Doctors make a bulimia nervosa diagnosis when patients present symptoms of uncontrollable overeating episodes followed by self-induced vomiting (purging) immediately afterward. Other signs of bulimia nervosa include abuse of laxatives and/or diuretics and excessive exercise to avoid gaining weight. Health problems such as malnutrition, tooth decay, and anemia often affect people with bulimia nervosa as a consequence of purging after meals before food can be absorbed by the intestines. Like other eating disorders, bulimia nervosa causes involve multiple biopsychosocial factors interacting negatively during a person’s childhood and adolescence.
Types of Bulimia Nervosa
Bulimia nervosa treatment programs differ according to a patient’s symptoms. For example, the purging type of bulimia involves overeating, purging and abusing laxatives, diuretics or enemas. The non-purging type involves compensatory behaviors like excessive exercise and fasting without the purging and use of over-the-counter medications to prevent weight gain.
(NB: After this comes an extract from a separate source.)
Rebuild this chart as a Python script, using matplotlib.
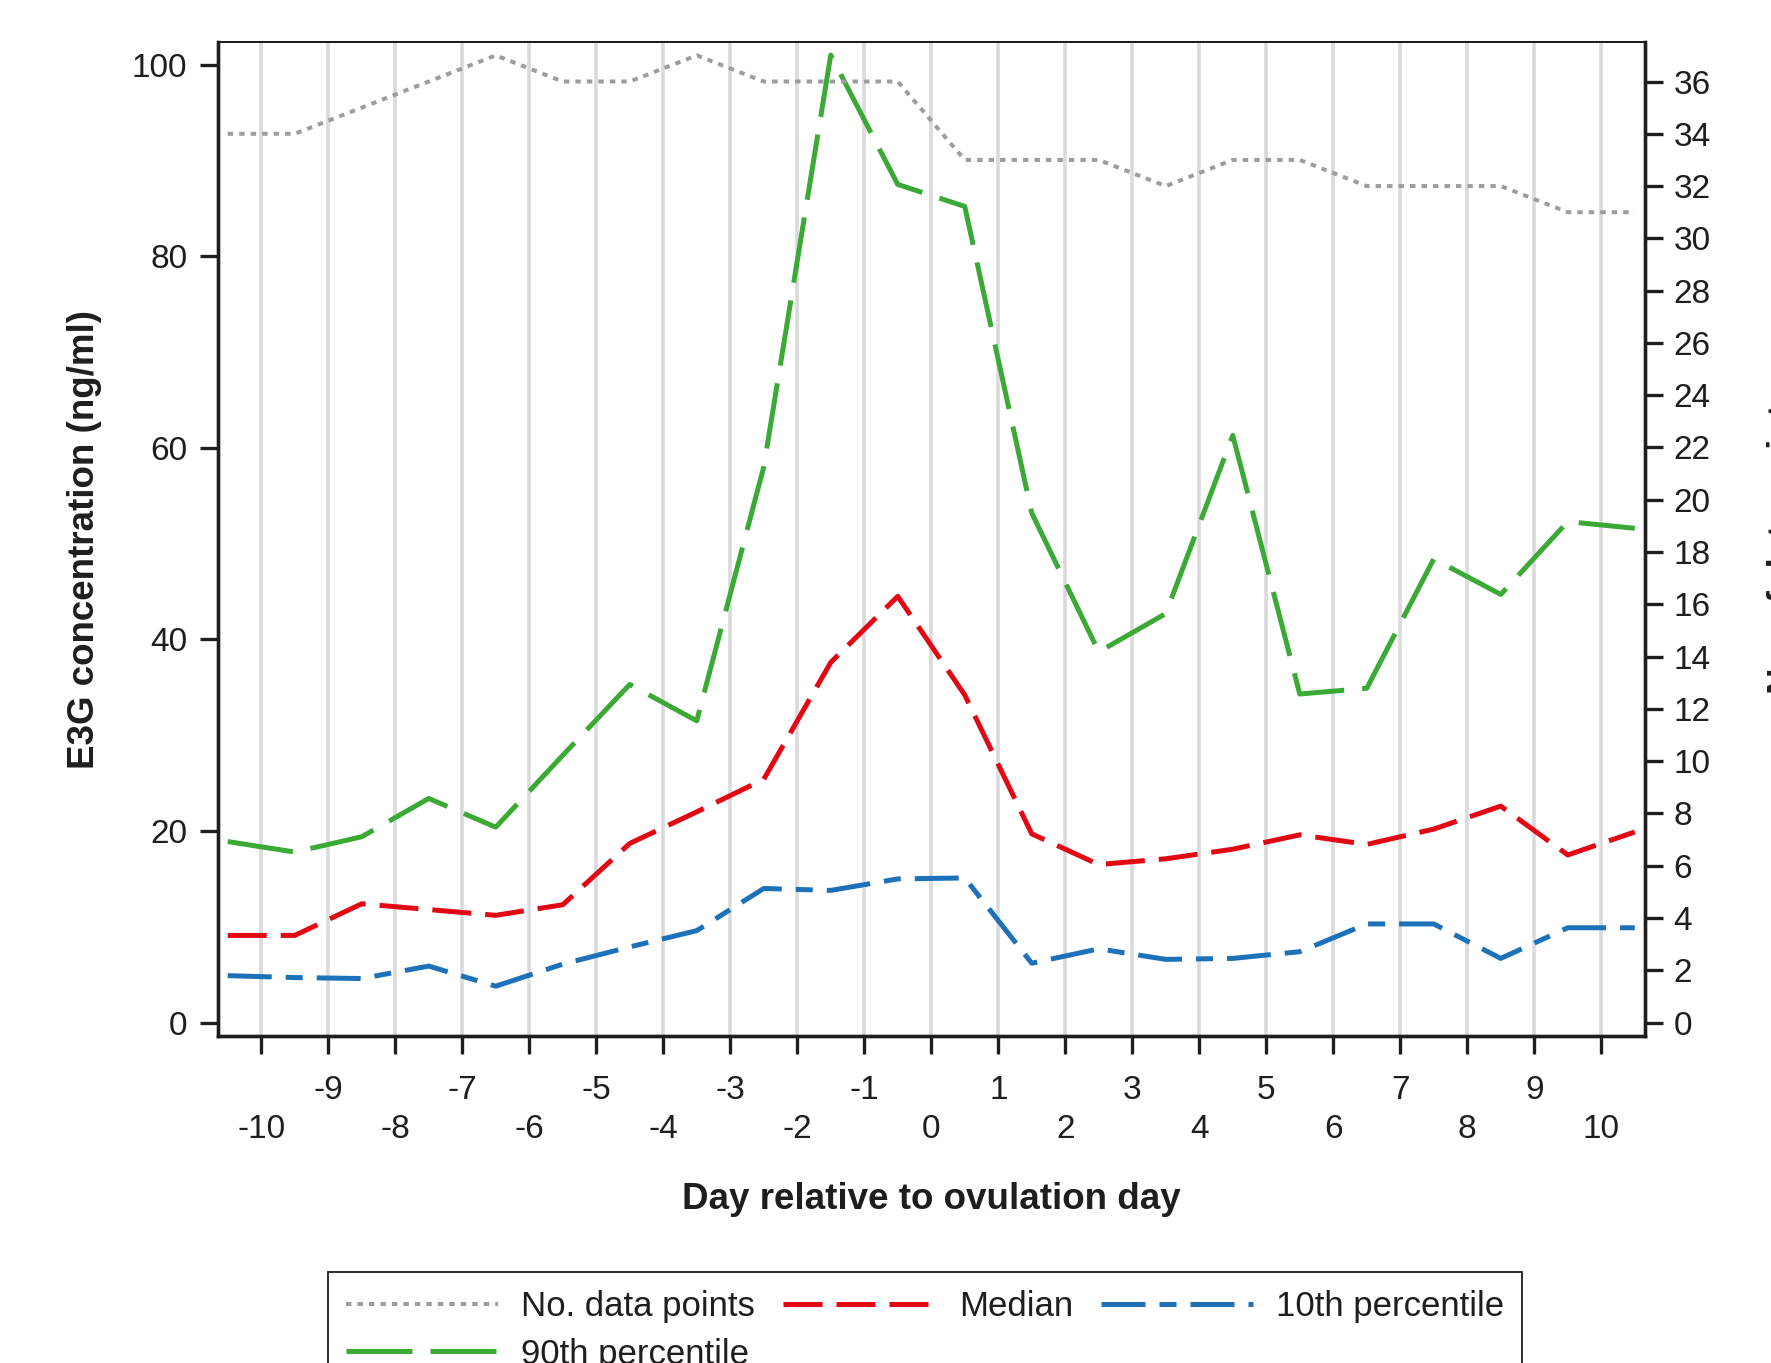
import numpy as np
import matplotlib
matplotlib.use("Agg")
import matplotlib.pyplot as plt

plt.rcParams['font.family'] = ['Liberation Sans', 'DejaVu Sans']

# day relative to ovulation (half-day positions between the gridlines)
days = [-10.5, -9.5, -8.5, -7.5, -6.5, -5.5, -4.5, -3.5, -2.5, -1.5, -0.5,
        0.5, 1.5, 2.5, 3.5, 4.5, 5.5, 6.5, 7.5, 8.5, 9.5, 10.5]

# E3G concentration (ng/ml)
p90 = [18.9, 17.8, 19.4, 23.4, 20.4, 27.9, 35.3, 31.5, 58.0, 101.0, 87.5,
       85.2, 53.2, 38.7, 42.7, 61.3, 34.3, 34.9, 48.4, 44.7, 52.3, 51.6]
median = [9.1, 9.1, 12.4, 11.8, 11.2, 12.3, 18.7, 22.0, 25.4, 37.6, 44.5,
          34.2, 19.7, 16.5, 17.1, 18.1, 19.6, 18.6, 20.2, 22.6, 17.5, 19.9]
p10 = [4.9, 4.7, 4.6, 5.9, 3.8, 6.1, 7.9, 9.6, 14.0, 13.8, 15.0,
       15.1, 6.2, 7.7, 6.6, 6.7, 7.4, 10.3, 10.3, 6.7, 9.9, 9.9]

# number of data points per day (right axis)
n_points = [34, 34, 35, 36, 37, 36, 36, 37, 36, 36, 36,
            33, 33, 33, 32, 33, 33, 32, 32, 32, 31, 31]

tick_days = list(range(-10, 11))
left_ticks = [0, 20, 40, 60, 80, 100]
right_ticks = list(range(0, 37, 2))

W, H = 1771, 1363
fig = plt.figure(figsize=(W / 100, H / 100), dpi=100)
ax = fig.add_axes([218 / W, 1 - 1036 / H, (1644.5 - 218) / W, (1036 - 41.7) / H])
ax2 = ax.twinx()

dark = '#1e1e1e'
lw_data = 3.6

l_med, = ax.plot(days, median, color='#e30613', lw=lw_data,
                 linestyle=(0, (7.8, 2.8)), label='Median')
l_90, = ax.plot(days, p90, color='#3aaa35', lw=lw_data,
                linestyle=(0, (13.2, 3.6)), label='90th percentile')
l_10, = ax.plot(days, p10, color='#1d71b8', lw=lw_data,
                linestyle=(0, (8.8, 2.8, 3.4, 2.8)), label='10th percentile')
l_n, = ax2.plot(days, n_points, color='#9d9d9c', lw=2.9,
                linestyle=(0, (1.35, 1.5)), label='No. data points')

ax.set_xlim(-10.645, 10.645)
ax.set_ylim(-1.4, 102.4)
ax2.set_ylim(-1.4 / 2.729, 102.4 / 2.729)

# odd days on the first row, even days on the second
ax.set_xticks(tick_days)
ax.set_xticklabels([str(d) if d % 2 else '\n' + str(d) for d in tick_days])
for t in ax.get_xticklabels():
    t.set_linespacing(1.34)
ax.set_yticks(left_ticks)
ax.set_yticklabels([str(v) for v in left_ticks])
ax2.set_yticks(right_ticks)
ax2.set_yticklabels([str(v) for v in right_ticks])

ax.set_axisbelow(True)
ax.grid(axis='x', color='#dadada', lw=2.6)
ax.grid(axis='y', visible=False)

ax.tick_params(axis='x', direction='out', length=13, width=2.4, color=dark,
               labelsize=24, pad=15, labelcolor=dark)
ax.tick_params(axis='y', direction='out', length=13, width=2.4, color=dark,
               labelsize=24, pad=9, labelcolor=dark)
ax2.tick_params(axis='y', direction='out', length=13, width=2.4, color=dark,
                labelsize=24, pad=8, labelcolor=dark)

for a in (ax, ax2):
    for side, sp in a.spines.items():
        sp.set_color(dark)
        sp.set_linewidth(1.4 if side == 'top' else 2.4)

fig.text((218 + 1644.5) / 2 / W, 1 - 1199.5 / H, 'Day relative to ovulation day',
         ha='center', va='center', fontsize=26.5, fontweight='bold', color=dark)
fig.text(85 / W, 1 - 539 / H, 'E3G concentration (ng/ml)', rotation=90,
         ha='center', va='center', fontsize=26.5, fontweight='bold', color=dark)
fig.text(1767 / W, 1 - 539 / H, 'No. of data points', rotation=90,
         ha='left', va='center', fontsize=26.5, fontweight='bold', color=dark)

leg = fig.legend([l_n, l_90, l_med, l_10],
                 ['No. data points', '90th percentile', 'Median', '10th percentile'],
                 ncol=3, loc='upper left', bbox_to_anchor=(327.6 / W, 1 - 1272 / H),
                 bbox_transform=fig.transFigure, borderaxespad=0, fontsize=25,
                 handlelength=4.4, handletextpad=0.66, columnspacing=0.8,
                 labelspacing=0.42, borderpad=0.52, fancybox=False, framealpha=1)
leg.get_frame().set_edgecolor(dark)
leg.get_frame().set_linewidth(1.3)
for t in leg.get_texts():
    t.set_color(dark)

fig.savefig('out.png', dpi=100)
Nearly 70 percent of bulimia nervosa patients are diagnosed with the purging type of bulimia.
Bulimia Nervosa Causes
Psychological factors, genetics, and sociocultural influences all play key roles in the development of purging and non-purging bulimia nervosa. Examples of psychological disturbances experienced by teens and adults presenting signs of bulimia nervosa include:
- Low self-esteem
- Generalized anxiety
- Body dysmorphic disorder
- Personality disorders (specifically, obsessive-compulsive and borderline personality disorders)
Society, Culture and the Media
Sociocultural reasons for the beginning of an eating disorder primarily involve the pervasive Western world’s idea of the perfect body–that of being thin and “healthy-looking.” The dual pathway (sociocultural) model of eating disorders theorizes that pathological internalization of this thin ideal will lead to extreme dissatisfaction of the body, recurring dieting behaviors and an eventual, full-blown eating disorder like bulimia nervosa. However, the dual pathway model does not examine the reason why some teens internalize sociocultural influences to the point of needing bulimia nervosa treatment.
Genetics of Bulimia Nervosa
Signs of bulimia nervosa and anorexia nervosa are thought to be moderately heritable. Twin studies of purging, dietary restraint, and self-induced vomiting indicate these behaviors are between 45 and 72 percent inherited via genetic markers. In addition, fixation on weight, food and body dissatisfaction further support heritability of an eating disorder. Although molecular genetic research into the development of eating disorders is just beginning, certain genes have already been identified as possible markers for bulimia nervosa and anorexia nervosa, specifically the estrogen receptor ß gene, the UCP-2/UCP-3 gene, and the 5-HT2A receptor gene.
The Role of Serotonin in Bulimia Nervosa
Anxiety, depression and obsessive-compulsive behaviors frequently accompany eating disorders. Reduced serotonin levels in the brain are known to be partially responsible for numerous psychological problems involving mood, sleep, appetite, and motivation. Evaluation of patients given a bulimia nervosa diagnosis have found significantly lower levels of blood serotonin content which could promote the development of signs of bulimia nervosa. However, researchers have not determined that only serotonin dysregulation is a primary cause of bulimia nervosa or anorexia nervosa.
Bulimia Nervosa Treatment Methods
Following a clinical bulimia nervosa diagnosis by doctors specializing in eating disorders, treatment may involve the following:
- Psychoanalytic/psychodynamic therapy (cognitive behavioral therapy, interpersonal therapy, dialectical behavior therapy)
- Psychosocial interventions
- Nutritional education/rehabilitation
- Family therapy
- Group therapy
Patients entering residential treatment for bulimia nervosa often require some level of medical stabilization before they can begin psychotherapies. Physical signs of bulimia nervosa can be severe enough to warrant emergency medical services. Long-term, self-induced vomiting often causes callusing and unhealed abrasions of the fingers and knuckles, periodontal disease due to stomach acids eroding teeth and gums and esophageal bleeding. Symptoms of moderate to severe malnutrition include dehydration, heart arrhythmia, absence of menstrual periods in women, fainting and even shock.